12.1   After being admitted, a member is entitled to a copy of the By-Laws upon paying the sum of $1.00.

 

12.2   These By-Laws shall not be altered or added to except by special resolution.

 

- Details of any alterations or additions to the bylaws will be provided 21 days in advance of the special resolution.

 

- 75% of attending members must accept the intended bylaws changes.

 

- Bylaws will not be accepted until approved and registered by Alberta Corporate Registries

 

PART 14 – PROXY VOTING

 

14.1   Unless the Directors otherwise determine, the instrument appointing a proxy holder and the power of attorney or other authority, if any, under which it is signed or a notarially certified copy thereof shall be deposited at a place specified for that purpose in that notice convening the meeting not less than forty-eight (48) hours before the time for holding the meeting, at which the proxy holder proposes to vote, or shall be deposited with the chair of the meeting prior to the commencement of the meeting.

 

13.1   A vote given in accordance with terms of an instrument of proxy is valid notwithstanding the previous death or incapacity of the member or revocation of the proxy or of the authority under which the proxy was executed, provided no notice in writing of the death, incapability, or revocation has been received at the registered office of the Society or by the chair of the meeting before the vote was given.

 

PART 14 – LOCAL AFILLIATE CHAPTERS

 

The affiliate chapter serves to initiate local programs, activities and fundraising as well as work to accomplish the mission of Wild Sheep Foundation Alberta and provincial and regional goals.

 

14.1   Affiliate chapters are WSFA Alberta Chapter members who form a committee in local communities or regions of Alberta.

 

14.2   Affiliates will agree to and sign the Affiliate “Memorandum of Agreement” which will outlines certain standards and specific responsibilities within the organization and the affiliate chapter will work diligently to maintain the agreement and bilaws of the organization.

 

14.3   Under the agreement between the principal organization and the affiliate chapters, members of the affiliate chapter are eligible to vote with the principal organization; equally, members of the principal organization are eligible to vote at the affiliate level.

 

14.4   Affiliate chapters will consist of elected officers and directors operating in accordance of the terms and By-Laws of the organization.  Mandatory offices include president, vice president, and treasurer.  The creation of other officers, directors, and positions is at the discretion of the affiliate chapter.

 

14.5   The affiliate chapter will nominate and elect two (2) directors who will serve as Affiliate Directors on the WSFA Alberta Chapter board of directors.
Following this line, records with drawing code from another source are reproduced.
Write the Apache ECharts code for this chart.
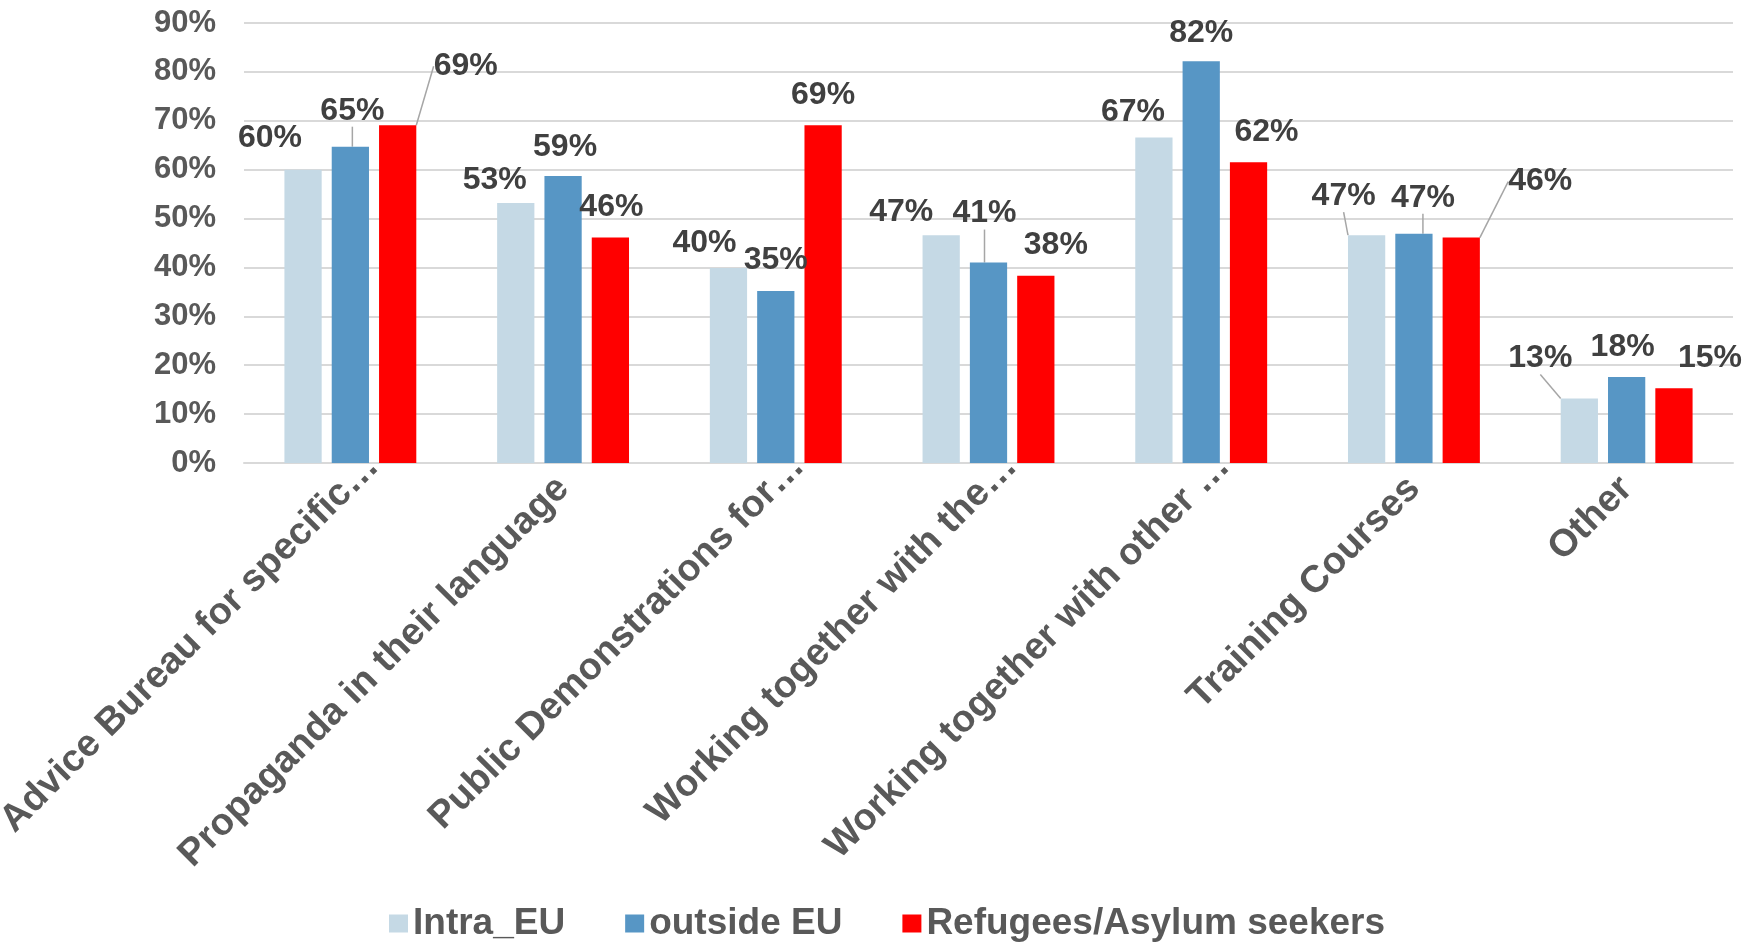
<!DOCTYPE html>
<html>
<head>
<meta charset="utf-8">
<script src="https://cdn.jsdelivr.net/npm/echarts@6/dist/echarts.min.js"></script>
<style>
html,body{margin:0;padding:0;background:#fff;}
#chart{width:1753px;height:944px;}
</style>
</head>
<body>
<div id="chart"></div>
<script>
const categories = [
  "Advice Bureau for specific…",
  "Propaganda in their language",
  "Public Demonstrations for…",
  "Working together with the…",
  "Working together with other …",
  "Training Courses",
  "Other"
];
const seriesNames = ["Intra_EU", "outside EU", "Refugees/Asylum seekers"];
const intraEU = [60, 53.2, 39.9, 46.6, 66.6, 46.6, 13.2];
const outsideEU = [64.7, 58.7, 35.2, 41.0, 82.2, 46.9, 17.6];
const refugees = [69.1, 46.1, 69.1, 38.3, 61.5, 46.1, 15.3];
const yTicks = [0, 10, 20, 30, 40, 50, 60, 70, 80, 90];

// label placement (style): offsets relative to default top position
const labelOffsets = [
  [[-33,-10],[-21,-2],[-24,-4],[-40,-2],[-21,-4],[-23,-18],[-39,-19]],
  [[2,-15],[2,-8],[0,-10],[-4,-28],[0,-7],[9,-15],[-4,-9]],
  [[68,-38],[1,-9],[0,-9],[20,-10],[18,-9],[79,-35],[36,-9]]
];
const leaderLines = [
  [false,false,false,false,false,true,true],
  [true,false,false,true,false,true,false],
  [true,false,false,false,false,true,false]
];
const colors = ["#C5D9E5", "#5796C5", "#FF0000"];
const FONT = "'Liberation Sans', Arial, sans-serif";

const chart = echarts.init(document.getElementById('chart'));
const values = [intraEU, outsideEU, refugees];

const series = values.map((vals, si) => ({
  name: seriesNames[si],
  type: 'bar',
  barGap: '27%',
  barCategoryGap: '38%',
  itemStyle: { color: colors[si] },
  data: vals.map((v, i) => ({
    value: v,
    labelLine: { show: leaderLines[si][i] }
  })),
  label: {
    show: true,
    position: 'top',
    distance: 5,
    fontFamily: FONT,
    fontWeight: 'bold',
    fontSize: 32,
    color: '#404040',
    formatter: p => Math.round(p.value) + '%'
  },
  labelLine: {
    show: false,
    lineStyle: { color: '#A6A6A6', width: 1.5 }
  },
  labelLayout: params => {
    const o = labelOffsets[params.seriesIndex][params.dataIndex];
    return { dx: o[0], dy: o[1] };
  }
}));

const catStyle = { fontFamily: FONT, fontWeight: 'bold', fontSize: 38, color: '#595959' };

chart.setOption({
  animation: false,
  color: colors,
  grid: { left: 244, right: 20, top: 23, bottom: 481, containLabel: false, outerBoundsMode: 'none' },
  legend: {
    data: seriesNames,
    top: 900,
    left: 384,
    itemWidth: 19,
    itemHeight: 18,
    itemGap: 60,
    icon: 'rect',
    textStyle: { fontFamily: FONT, fontWeight: 'bold', fontSize: 37, color: '#595959' }
  },
  xAxis: {
    type: 'category',
    data: categories,
    axisTick: { show: false },
    axisLine: { lineStyle: { color: '#D9D9D9', width: 2 } },
    axisLabel: Object.assign({
      interval: 0,
      rotate: 45,
      margin: 20,
      formatter: v => {
        if (v.endsWith('…')) {
          return '{t|' + v.slice(0, -1) + '}{e|…}';
        }
        return '{t|' + v + '}';
      },
      rich: {
        t: Object.assign({}, catStyle),
        e: Object.assign({ padding: [0, -32, 0, 0] }, catStyle)
      }
    }, catStyle)
  },
  yAxis: {
    type: 'value',
    min: yTicks[0],
    max: yTicks[yTicks.length - 1],
    interval: 10,
    axisLine: { show: false },
    axisTick: { show: false },
    splitLine: { lineStyle: { color: '#D9D9D9', width: 2 } },
    axisLabel: {
      margin: 28,
      fontFamily: FONT,
      fontWeight: 'bold',
      fontSize: 31,
      color: '#595959',
      formatter: v => v + '%'
    }
  },
  series: series
});
</script>
</body>
</html>
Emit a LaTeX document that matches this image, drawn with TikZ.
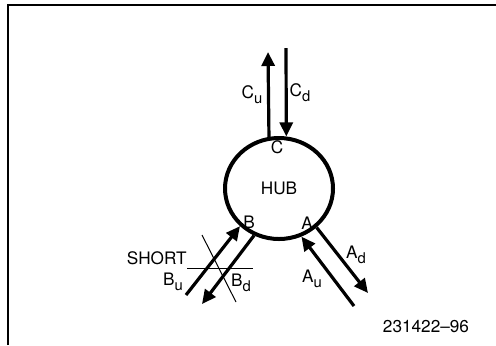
\documentclass[tikz,border=0pt]{standalone}
\usepackage{fontspec}
\setmainfont{TeX Gyre Heros}
\usetikzlibrary{shapes.geometric, arrows.meta}
\newcommand{\lowsub}[1]{\raisebox{-2.4pt}{\fontsize{7.4}{8}\selectfont #1}}

\begin{document}
\begin{tikzpicture}[x=0.5pt,y=-0.5pt,
  lbl/.style={inner sep=0pt, font=\fontsize{8.6}{10}\selectfont},
  port/.style={line width=1.6pt, -{Triangle[length=7pt,width=6.5pt]}},
  hairline/.style={line width=0.5pt}]
\useasboundingbox (0,0) rectangle (496,345);
% frame
\draw[line width=1pt] (8,345) -- (8,5) -- (496,5);
% hub
\node[ellipse, draw, line width=2pt, inner sep=0pt, minimum width=54pt, minimum height=50.5pt, lbl] (hub) at (279,188.5) {HUB};
\node[lbl] (c) at (277,147) {C};
\node[lbl] (b) at (249,222) {B};
\node[lbl] (a) at (307,223) {A};
% free ends
\coordinate (cu) at (268,52);
\coordinate (cd) at (286,48);
\coordinate (bu) at (186,295);
\coordinate (bd) at (202,304);
\coordinate (au) at (354,306);
\coordinate (ad) at (368,293);
% port C
\draw[port] (hub.101.6) -- (cu);
\draw[port] (cd) -- (hub.82.7);
% port B
\draw[port] (bu) -- (hub.224.6);
\draw[port] (hub.242.3) -- (bd);
% port A
\draw[port] (au) -- (hub.295);
\draw[port] (hub.314.7) -- (ad);
% labels
\node[lbl] (lcu) at (252,95) {C\lowsub{u}};
\node[lbl] (lcd) at (300,93) {C\lowsub{d}};
\node[lbl] (lbu) at (173,282) {B\lowsub{u}};
\node[lbl] (lbd) at (241,283) {B\lowsub{d}};
\node[lbl] (lau) at (312,279) {A\lowsub{u}};
\node[lbl] (lad) at (356,255) {A\lowsub{d}};
% short
\node[lbl, anchor=south east] (short) at (187,265) {SHORT};
\coordinate (shortend) at (253,268);
\draw[hairline] (short.south east |- shortend) -- (shortend);
\draw[hairline] (202,235) -- (236,302);
\node[lbl] (fig) at (426,327) {231422--96};
\end{tikzpicture}
\end{document}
The term of the Affiliate directors shall be two years and shall be alternate years (at the affiliate chapter membership’s direction).

 

14.6   All duties and responsibilities for each of the affiliate chapter officers are determined by membership. However, certain minimal functions are required by the local officers. The functions of the affiliate chapter officers are as follows:

 

1. provide ongoing feedback to the principal chapter on the concerns of local chapter members relative to policy, projects and activities;

 

2. coordinate programs and activities at the local level;

 

3. coordinate the annual banquet and membership drive,

 

4. facilitate activity within the chapter and communicate through periodic documented chapter meetings to discuss, review and action issues of concern and,

 

5. Report the status of the affiliate chapter at the WSFA Alberta Annual General Meeting with detail in regards to past years activities, budgets, financial reports, membership, planned activities and recommendations.

 

PART 15 – RAFFLES

 

The following section details the requirements of the organization for conducting raffles as per requirements of the Alberta Gaming and Liquor Commission.

 

15.1   Should the organization arrange to dissolve all debts and liabilities will be paid.

 

15.2   Any remaining funds will be;

 

15.2.1 Disbursed to an eligible charity or religious groups or purposes or,

 

15.2.2 Transferred in trust to a municipality until such time as the assets can be transferred from the municipality to a charitable or religious group or purpose approved by the Board.